=== Data segment ===

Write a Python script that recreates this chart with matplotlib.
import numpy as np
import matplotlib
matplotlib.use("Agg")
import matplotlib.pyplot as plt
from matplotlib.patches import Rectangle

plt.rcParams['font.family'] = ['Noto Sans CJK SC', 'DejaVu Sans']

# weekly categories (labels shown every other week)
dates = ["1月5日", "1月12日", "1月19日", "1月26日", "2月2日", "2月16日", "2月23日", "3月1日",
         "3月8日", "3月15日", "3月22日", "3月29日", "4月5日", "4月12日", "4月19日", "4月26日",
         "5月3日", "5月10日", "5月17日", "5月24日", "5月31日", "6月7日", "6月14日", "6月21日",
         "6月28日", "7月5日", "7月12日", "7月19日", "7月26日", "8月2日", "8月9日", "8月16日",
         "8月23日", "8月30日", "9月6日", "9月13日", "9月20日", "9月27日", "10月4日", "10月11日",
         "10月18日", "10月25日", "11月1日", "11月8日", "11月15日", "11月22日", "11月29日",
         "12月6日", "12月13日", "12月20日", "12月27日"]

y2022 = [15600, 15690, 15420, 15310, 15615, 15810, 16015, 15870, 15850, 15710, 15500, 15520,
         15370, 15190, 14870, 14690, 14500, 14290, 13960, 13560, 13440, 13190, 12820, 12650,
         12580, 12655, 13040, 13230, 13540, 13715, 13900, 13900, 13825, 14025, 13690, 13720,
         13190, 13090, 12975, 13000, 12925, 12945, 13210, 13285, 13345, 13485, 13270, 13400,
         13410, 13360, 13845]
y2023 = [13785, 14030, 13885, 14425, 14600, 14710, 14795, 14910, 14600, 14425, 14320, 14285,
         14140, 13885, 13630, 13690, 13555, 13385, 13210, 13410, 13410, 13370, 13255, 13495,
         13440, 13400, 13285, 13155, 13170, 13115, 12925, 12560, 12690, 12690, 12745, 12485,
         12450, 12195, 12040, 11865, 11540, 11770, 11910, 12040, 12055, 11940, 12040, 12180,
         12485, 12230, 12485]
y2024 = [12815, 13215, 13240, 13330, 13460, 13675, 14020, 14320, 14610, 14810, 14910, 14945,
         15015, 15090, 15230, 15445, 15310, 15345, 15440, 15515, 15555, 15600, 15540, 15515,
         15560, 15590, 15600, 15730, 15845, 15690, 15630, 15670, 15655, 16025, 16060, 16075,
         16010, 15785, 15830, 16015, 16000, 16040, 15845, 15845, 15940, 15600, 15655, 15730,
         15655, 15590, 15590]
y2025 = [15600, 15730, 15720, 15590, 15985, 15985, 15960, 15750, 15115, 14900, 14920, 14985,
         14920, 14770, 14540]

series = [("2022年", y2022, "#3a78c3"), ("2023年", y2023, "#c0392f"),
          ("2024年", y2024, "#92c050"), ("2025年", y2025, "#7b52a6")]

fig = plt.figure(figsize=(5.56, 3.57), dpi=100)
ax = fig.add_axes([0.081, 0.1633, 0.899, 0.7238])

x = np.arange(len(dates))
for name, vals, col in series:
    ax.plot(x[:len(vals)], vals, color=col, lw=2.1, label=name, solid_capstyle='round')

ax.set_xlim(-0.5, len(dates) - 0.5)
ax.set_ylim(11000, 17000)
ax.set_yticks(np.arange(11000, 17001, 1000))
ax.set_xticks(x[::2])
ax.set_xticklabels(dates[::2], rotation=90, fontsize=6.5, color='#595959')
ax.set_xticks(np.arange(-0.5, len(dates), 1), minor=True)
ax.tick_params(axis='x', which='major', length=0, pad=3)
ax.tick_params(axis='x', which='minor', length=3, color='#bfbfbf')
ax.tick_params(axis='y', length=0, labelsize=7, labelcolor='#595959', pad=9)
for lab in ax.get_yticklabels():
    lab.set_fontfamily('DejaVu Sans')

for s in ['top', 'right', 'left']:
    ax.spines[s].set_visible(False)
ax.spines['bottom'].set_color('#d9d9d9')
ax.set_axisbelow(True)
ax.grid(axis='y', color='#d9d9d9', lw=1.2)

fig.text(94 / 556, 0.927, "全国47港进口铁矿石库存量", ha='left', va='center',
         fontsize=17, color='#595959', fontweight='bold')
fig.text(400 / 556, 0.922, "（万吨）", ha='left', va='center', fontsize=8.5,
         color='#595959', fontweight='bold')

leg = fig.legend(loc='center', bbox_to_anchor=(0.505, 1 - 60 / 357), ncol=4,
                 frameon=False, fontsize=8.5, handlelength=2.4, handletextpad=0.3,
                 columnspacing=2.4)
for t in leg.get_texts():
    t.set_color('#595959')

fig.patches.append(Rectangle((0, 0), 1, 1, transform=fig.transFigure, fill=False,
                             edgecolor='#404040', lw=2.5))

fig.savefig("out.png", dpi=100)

=== To do ===
Please give an exact restatement of only the lines from the beginning of the material above to the line with "plt.rcParams['font.family'] = ['Noto", inclusive.

=== Solution to this task ===
Write a Python script that recreates this chart with matplotlib.
import numpy as np
import matplotlib
matplotlib.use("Agg")
import matplotlib.pyplot as plt
from matplotlib.patches import Rectangle

plt.rcParams['font.family'] = ['Noto Sans CJK SC', 'DejaVu Sans']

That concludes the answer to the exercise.